Wiem doskonale, czym to się skończy: rezolutna zazwyczaj trzylatka wymamrocze po polsku kilka równoważników zdań, a potem się zatnie. „Dzięki bardzo” rzuci babci na do widzenia i czym prędzej odda mi słuchawkę. Znów będzie reprymenda: przecież ona nie mówi po polsku! (O bohatersko broniących ojczystej mowy dzieciach z Wrześni jeszcze dotychczas nie usłyszałam, ale wiem, że to tylko kwestia czasu). Do mniej lub bardziej słusznych (mniej!) matczynych reprymend niby jestem przyzwyczajona, ale w tym wypadku trochę uwierają – jest coś na rzeczy.
Mogłabym winę zwalać na amerykańskiego męża. Mieszkaliśmy kiedyś w Londynie, gdzie jako mężczyzna bezdzietny (ergo dysponujący ogromną ilością wolnego czasu), pobierał sumiennie nauki w Instytucie Polskim. Ale kiedy na początku trzeciego semestru ambitna lektorka zabrała się za polskie przypadki i koniugacje, szybko powiedział „Dzięki bardzo”. W restauracji w Żywcu umie teraz zamówić piwo Żywiec. Za to w kuchni przy dziecku z jego polszczyzną krucho.
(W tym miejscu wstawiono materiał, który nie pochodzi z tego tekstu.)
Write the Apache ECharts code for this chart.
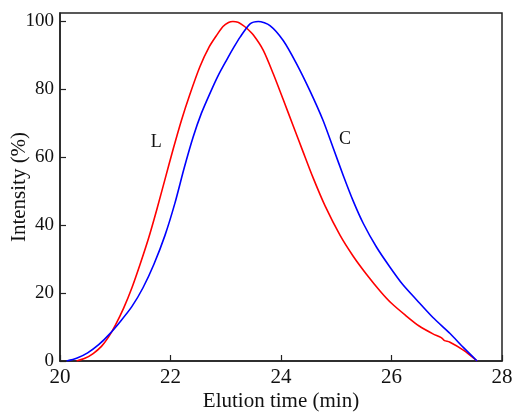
<!DOCTYPE html>
<html>
<head>
<meta charset="utf-8">
<script src="https://cdn.jsdelivr.net/npm/echarts@6/dist/echarts.min.js"></script>
<style>
html,body{margin:0;padding:0;background:#fff;}
#chart{width:513px;height:412px;}
</style>
</head>
<body>
<div id="chart"></div>
<script>
var xTicks = [20, 22, 24, 26, 28];
var yTicks = [0, 20, 40, 60, 80, 100];

var seriesLX = [20.30, 20.45, 20.60, 20.75, 20.88, 21.00, 21.15, 21.30, 21.45, 21.60, 21.75, 21.90, 22.05, 22.20, 22.35, 22.53, 22.70, 22.83, 22.95, 23.05, 23.13, 23.22, 23.30, 23.38, 23.50, 23.68, 23.86, 24.04, 24.22, 24.40, 24.58, 24.80, 25.07, 25.31, 25.55, 25.80, 26.00, 26.25, 26.50, 26.75, 26.90, 26.96, 27.05, 27.30, 27.55];
var seriesLY = [0, 0.8, 2.2, 4.3, 7.1, 10.5, 15.5, 21.5, 28.5, 36.0, 44.5, 53.5, 62.5, 71.0, 78.5, 86.6, 92.5, 95.8, 98.5, 99.7, 100, 99.8, 99.0, 98.0, 96.0, 91.5, 84.6, 77.0, 69.3, 61.6, 54.0, 45.6, 37.0, 30.8, 25.5, 20.5, 17.0, 13.5, 10.3, 8.0, 6.9, 6.0, 5.6, 3.2, 0];

var seriesCX = [20.12, 20.30, 20.50, 20.70, 20.90, 21.10, 21.30, 21.50, 21.70, 21.90, 22.08, 22.25, 22.41, 22.56, 22.71, 22.86, 23.01, 23.15, 23.26, 23.44, 23.59, 23.80, 24.04, 24.28, 24.52, 24.76, 24.95, 25.13, 25.30, 25.49, 25.73, 25.97, 26.20, 26.46, 26.75, 27.06, 27.30, 27.55];
var seriesCY = [0, 0.8, 2.4, 4.8, 8.0, 11.8, 16.0, 21.5, 28.5, 37.0, 46.5, 57.0, 66.0, 73.0, 78.7, 84.0, 88.5, 92.5, 95.4, 99.3, 100, 98.8, 94.4, 87.6, 79.7, 70.9, 62.5, 54.5, 47.4, 40.5, 33.5, 27.7, 22.6, 17.9, 12.8, 8.1, 4.0, 0];

var labelL = {name: 'L', x: 21.74, y: 64.5};
var labelC = {name: 'C', x: 25.16, y: 65.2};

function pairs(xs, ys) { return xs.map(function (x, i) { return [x, ys[i]]; }); }

var serif = "'Liberation Serif', 'Times New Roman', serif";
var chart = echarts.init(document.getElementById('chart'), null, {renderer: 'canvas'});
chart.setOption({
  animation: false,
  backgroundColor: '#ffffff',
  grid: {left: 60, top: 13, width: 442, height: 348, containLabel: false, outerBoundsMode: 'none',
    show: true, borderColor: '#222', borderWidth: 1.5, backgroundColor: 'transparent'},
  xAxis: {
    type: 'value', min: xTicks[0], max: xTicks[xTicks.length - 1], interval: 2,
    name: 'Elution time (min)', nameLocation: 'middle', nameGap: 30, nameMoveOverlap: false,
    nameTextStyle: {fontFamily: serif, fontSize: 21, color: '#111'},
    axisLine: {lineStyle: {color: '#222', width: 1.5}},
    axisTick: {inside: true, length: 6, lineStyle: {color: '#222', width: 1.2}},
    axisLabel: {fontFamily: serif, fontSize: 21, color: '#111', margin: 6},
    splitLine: {show: false}
  },
  yAxis: {
    type: 'value', min: yTicks[0], max: 102.5, interval: 20,
    name: 'Intensity (%)', nameLocation: 'middle', nameGap: 30, nameMoveOverlap: false,
    nameTextStyle: {fontFamily: serif, fontSize: 21, color: '#111'},
    axisLine: {lineStyle: {color: '#222', width: 1.5}},
    axisTick: {inside: true, length: 6, lineStyle: {color: '#222', width: 1.2}},
    axisLabel: {fontFamily: serif, fontSize: 19, color: '#111', margin: 6, showMaxLabel: false,
      formatter: function (v) { return yTicks.indexOf(v) >= 0 ? String(v) : ''; }},
    splitLine: {show: false}
  },
  series: [
    {
      name: 'L', type: 'line', data: pairs(seriesLX, seriesLY), showSymbol: false, smooth: 0.25,
      lineStyle: {color: '#ff0000', width: 1.6}, itemStyle: {color: '#ff0000'},
      markPoint: {symbol: 'circle', symbolSize: 0, silent: true,
        label: {show: true, formatter: labelL.name, fontFamily: serif, fontSize: 18, color: '#111'},
        data: [{coord: [labelL.x, labelL.y]}]}
    },
    {
      name: 'C', type: 'line', data: pairs(seriesCX, seriesCY), showSymbol: false, smooth: 0.25,
      lineStyle: {color: '#0000ff', width: 1.6}, itemStyle: {color: '#0000ff'},
      markPoint: {symbol: 'circle', symbolSize: 0, silent: true,
        label: {show: true, formatter: labelC.name, fontFamily: serif, fontSize: 18, color: '#111'},
        data: [{coord: [labelC.x, labelC.y]}]}
    }
  ]
});
</script>
</body>
</html>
Raz po raz jako matka Polka robię postanowienie: w ciągu dnia z córką będzie tylko mowa ojczysta. Zaraz potem dzwoni telefon, przychodzi gadatliwy listonosz (na kursy w Instytucie Polskim nie uczęszczał), matka Polka zaczyna czytać niepolską gazetę. I z ojczysto-patriotycznych zamierzeń nici.
Tego lata w Warszawie uznałam, że czas wreszcie podejść do sprawy metodycznie: konieczne są materiały audiowizualne. Udałam się do empiku. Jakaż była moja radość, kiedy namierzyłam „Bolka i Lolka”. Jesteśmy w domu: z dwoma urwisami nauka polskiego pójdzie jak z płatka! Jakież było moje zdziwienie, kiedy po powrocie do Nowego Jorku okazało się, że chłopcy, których tak czule wspominałam z dzieciństwa, w ogóle nie mówią: ani po polsku, ani w żadnym innym języku. Skąd w mojej głowie wszystkie wspomnienia i skomplikowane dialogi? Nie mam pojęcia. Ale mimo braku walorów lingwistyczno-dydaktycznych oglądamy cała rodziną (cudzoziemiec też polubił).
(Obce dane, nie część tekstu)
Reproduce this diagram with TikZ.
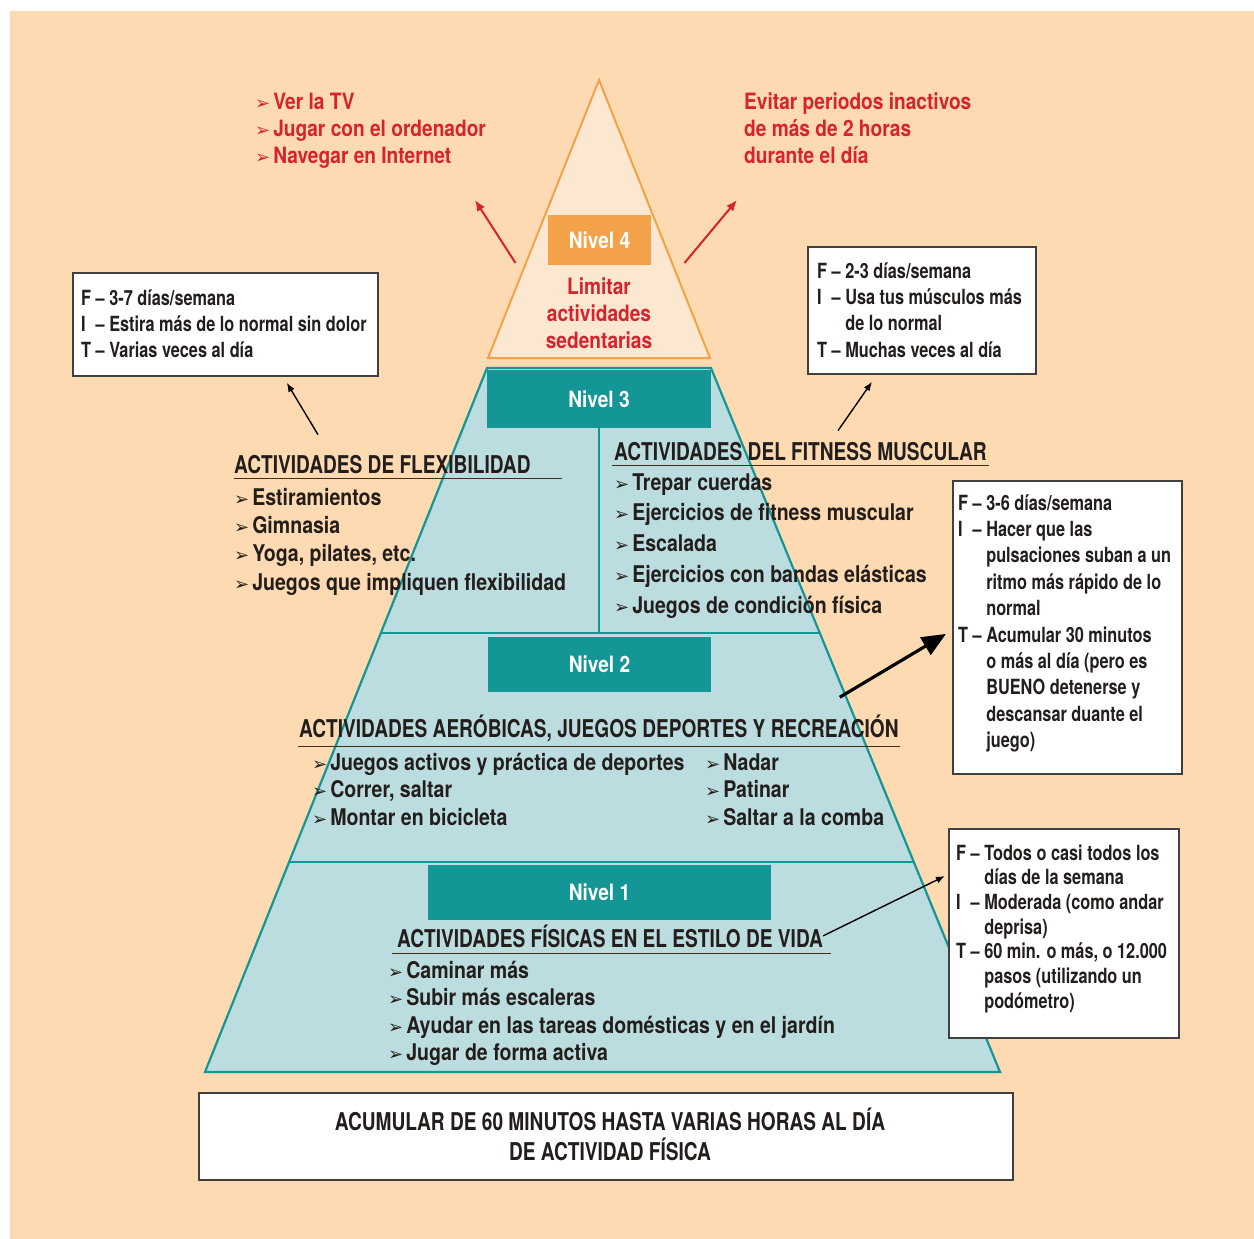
\documentclass[tikz,border=0pt]{standalone}
\usepackage{fontspec}
\setmainfont{TeX Gyre Heros}[FakeStretch=0.85]
\newfontfamily\titfont{TeX Gyre Heros}[FakeStretch=0.78]
\newfontfamily\dingfont{DejaVu Sans}
\usetikzlibrary{arrows.meta,calc}

\definecolor{fondo}{RGB}{253,218,178}
\definecolor{tealosc}{RGB}{20,150,150}
\definecolor{tealcla}{RGB}{188,221,224}
\definecolor{naranja}{RGB}{243,162,74}
\definecolor{naranjacla}{RGB}{252,231,208}
\definecolor{rojo}{RGB}{214,35,45}
\definecolor{tinta}{RGB}{35,30,28}

\newcommand{\flecha}{{\dingfont\fontsize{18}{18}\selectfont ➢}\hspace{3pt}}

\tikzset{
  nivel/.style={draw=none, fill=tealosc},
  nivtext/.style={text=white, font=\fontsize{22.5}{22.5}\selectfont\bfseries},
  divisor/.style={draw=tealosc, line width=2.2},
  titulo/.style={font=\titfont\fontsize{24.5}{24.5}\selectfont\bfseries, text=tinta, inner sep=0pt, anchor=base west},
  lista/.style={font=\fontsize{23}{27.5}\selectfont\bfseries, text=tinta, inner sep=0pt, anchor=base west},
  subraya/.style={draw=black!65!brown, line width=1.8},
  caja/.style={draw=black!75, fill=white, line width=1.8, inner sep=0pt, anchor=north west},
  cajatext/.style={font=\titfont\fontsize{20.9}{26.4}\selectfont\bfseries, text=tinta, inner sep=0pt, anchor=base west},
  rojotext/.style={font=\fontsize{22.5}{27}\selectfont\bfseries, text=rojo, inner sep=0pt},
  flechar/.style={draw=rojo, line width=2, -{Latex[length=11pt,width=9pt]}},
  flechan/.style={draw=black, line width=1.4, -{Latex[length=9pt,width=7pt]}},
}

\begin{document}
\begin{tikzpicture}[x=1pt,y=-1pt]
\useasboundingbox (0,0) rectangle (1254,1239);
\fill[white] (0,0) rectangle (1254,1239);
\fill[fondo] (10,11) rectangle (1254,1239);

% nivel 4
\filldraw[draw=naranja, fill=naranjacla, line width=2] (599,80) -- (710,358) -- (488,358) -- cycle;
\filldraw[draw=none, fill=naranja] (548,215) rectangle (651,265) node[pos=.5, nivtext] (n4) {Nivel 4};
\node[rojotext, align=center] (limitar) at (599,313) {Limitar\\actividades\\sedentarias};

\node[rojotext, anchor=base west] (sedent) at (255,110) {\begin{tabular}[t]{@{}l@{}}
\flecha Ver la TV\\ \flecha Jugar con el ordenador\\ \flecha Navegar en Internet\end{tabular}};
\node[rojotext, anchor=base west] (evitar) at (744,110) {\begin{tabular}[t]{@{}l@{}}
Evitar periodos inactivos\\ de más de 2 horas\\ durante el día\end{tabular}};
\coordinate (psed) at (475,200);
\coordinate (pevi) at (737,200);
\draw[flechar] ($(n4)+(-84,23)$) -- (psed);
\draw[flechar] ($(n4)+(85,23)$) -- (pevi);

% piramide
\coordinate (tl) at (487,368);
\coordinate (tr) at (711,368);
\coordinate (bl) at (205,1072);
\coordinate (br) at (1000,1072);
\filldraw[draw=tealosc, fill=tealcla, line width=2.2] (tl) -- (tr) -- (br) -- (bl) -- cycle;
\draw[divisor] ($(tl)!0.3764!(bl)$) -- ($(tr)!0.3764!(br)$);
\draw[divisor] ($(tl)!0.7017!(bl)$) -- ($(tr)!0.7017!(br)$);
\draw[divisor] (599,428) -- (599,633);

\filldraw[nivel] (487,370) rectangle (711,428) node[pos=.5, nivtext] (n3) {Nivel 3};
\filldraw[nivel] (488,637) rectangle (711,692) node[pos=.5, nivtext] (n2) {Nivel 2};
\filldraw[nivel] (428,865) rectangle (771,920) node[pos=.5, nivtext] (n1) {Nivel 1};

% nivel 3
\node[titulo] (hflex) at (234,473) {ACTIVIDADES DE FLEXIBILIDAD};
\draw[subraya] ($(hflex.south west)+(0,5)$) -- ($(hflex.south east)+(31,5)$);
\node[lista, font=\fontsize{23}{28.4}\selectfont\bfseries] (lflex) at (234,505) {\begin{tabular}[t]{@{}l@{}}
\flecha Estiramientos\\ \flecha Gimnasia\\ \flecha Yoga, pilates, etc.\\ \flecha Juegos que impliquen flexibilidad\end{tabular}};

\node[titulo] (hmusc) at (614,460) {ACTIVIDADES DEL FITNESS MUSCULAR};
\draw[subraya] ($(hmusc.south west)+(-2,5)$) -- ($(hmusc.south east)+(2,5)$);
\node[lista, font=\fontsize{23}{30.8}\selectfont\bfseries] (lmusc) at (614,490) {\begin{tabular}[t]{@{}l@{}}
\flecha Trepar cuerdas\\ \flecha Ejercicios de fitness muscular\\ \flecha Escalada\\ \flecha Ejercicios con bandas elásticas\\ \flecha Juegos de condición física\end{tabular}};

% nivel 2
\node[titulo] (haero) at (299,737) {ACTIVIDADES AERÓBICAS, JUEGOS DEPORTES Y RECREACIÓN};
\draw[subraya] ($(haero.south west)+(-1,5)$) -- ($(haero.south east)+(1,5)$);
\node[lista] (laero) at (312,770) {\begin{tabular}[t]{@{}l@{}}
\flecha Juegos activos y práctica de deportes\\ \flecha Correr, saltar\\ \flecha Montar en bicicleta\end{tabular}};
\node[lista] (laerob) at (705,770) {\begin{tabular}[t]{@{}l@{}}
\flecha Nadar\\ \flecha Patinar\\ \flecha Saltar a la comba\end{tabular}};

% nivel 1
\node[titulo] (hvida) at (397,947) {ACTIVIDADES FÍSICAS EN EL ESTILO DE VIDA};
\draw[subraya] ($(hvida.south west)+(-5,6)$) -- ($(hvida.south east)+(8,6)$);
\node[lista] (lvida) at (388,978) {\begin{tabular}[t]{@{}l@{}}
\flecha Caminar más\\ \flecha Subir más escaleras\\ \flecha Ayudar en las tareas domésticas y en el jardín\\ \flecha Jugar de forma activa\end{tabular}};

% cajas FIT
\node[caja, minimum width=305, minimum height=103] (cflex) at (72,272) {};
\node[cajatext] (tflex) at (81,305) {\begin{tabular}[t]{@{}l@{\ }l@{\ }l@{}}
F & – & 3-7 días/semana\\
I & – & Estira más de lo normal sin dolor\\
T & – & Varias veces al día
\end{tabular}};

\node[caja, minimum width=228, minimum height=127] (cmusc) at (807,246) {};
\node[cajatext] (tmusc) at (817,278) {\begin{tabular}[t]{@{}l@{\ }l@{\ }l@{}}
F & – & 2-3 días/semana\\
I & – & Usa tus músculos más\\
  &   & de lo normal\\
T & – & Muchas veces al día
\end{tabular}};

\node[caja, minimum width=229, minimum height=293] (caero) at (952,480) {};
\node[cajatext] (taero) at (958,510) {\begin{tabular}[t]{@{}l@{\ }l@{\ }l@{}}
F & – & 3-6 días/semana\\
I & – & Hacer que las\\
  &   & pulsaciones suban a un\\
  &   & ritmo más rápido de lo\\
  &   & normal\\
T & – & Acumular 30 minutos\\
  &   & o más al día (pero es\\
  &   & BUENO detenerse y\\
  &   & descansar duante el\\
  &   & juego)
\end{tabular}};

\node[caja, minimum width=230, minimum height=209] (cvida) at (948,828) {};
\node[cajatext, font=\titfont\fontsize{20.9}{24.7}\selectfont\bfseries] (tvida) at (956,860) {\begin{tabular}[t]{@{}l@{\ }l@{\ }l@{}}
F & – & Todos o casi todos los\\
  &   & días de la semana\\
I & – & Moderada (como andar\\
  &   & deprisa)\\
T & – & 60 min. o más, o 12.000\\
  &   & pasos (utilizando un\\
  &   & podómetro)
\end{tabular}};

% flechas
\draw[flechan] ($(hflex.north west)+(84,-20)$) -- ($(cflex.south east)+(-92,6)$);
\draw[flechan] ($(hmusc.north west)+(224,-11)$) -- ($(cmusc.south west)+(65,7)$);
\draw[draw=black, line width=3.2, -{Triangle[length=24pt,width=20pt]}] ($(haero.north east)+(-59,-17)$) -- ($(caero.west)+(-6,6.5)$);
\draw[flechan] (hvida.east) -- ($(cvida.north west)+(-3,48)$);

% total
\node[caja, minimum width=814, minimum height=87] (total) at (198,1092) {};
\node[font=\titfont\fontsize{24.5}{28}\selectfont\bfseries, text=tinta, inner sep=0pt, anchor=base] (ttotal) at (610,1130) {\begin{tabular}[t]{@{}c@{}}
ACUMULAR DE 60 MINUTOS HASTA VARIAS HORAS AL DÍA\\ DE ACTIVIDAD FÍSICA\end{tabular}};
\end{tikzpicture}
\end{document}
Raz po raz do córki przychodzi koleżeństwo: Niemko-Szwajcarka, która w wieku dwóch lat po angielsku ani w ząb, i o pół roku młodszy chłopiec – właśnie zaczął mówić – który dzielnie przeplata włoski z hebrajskim. Dziad swoje, baba swoje, każde w innym języku. Bawią się doskonale. Dziecko przy koleżeństwie raz po raz poprawia moją koślawo-amerykańską wymowę. Dzięki bardzo. Ostatnio, gdy na placu zabaw robiłam zdjęcia, ktoś zaczepił bawiącą się w piaskownicy córkę: „Czy twoja mama jest fotografem?” „Nie – poinformowała uprzejmie. Ale dobrze gotuje i świetnie mówi po polsku”.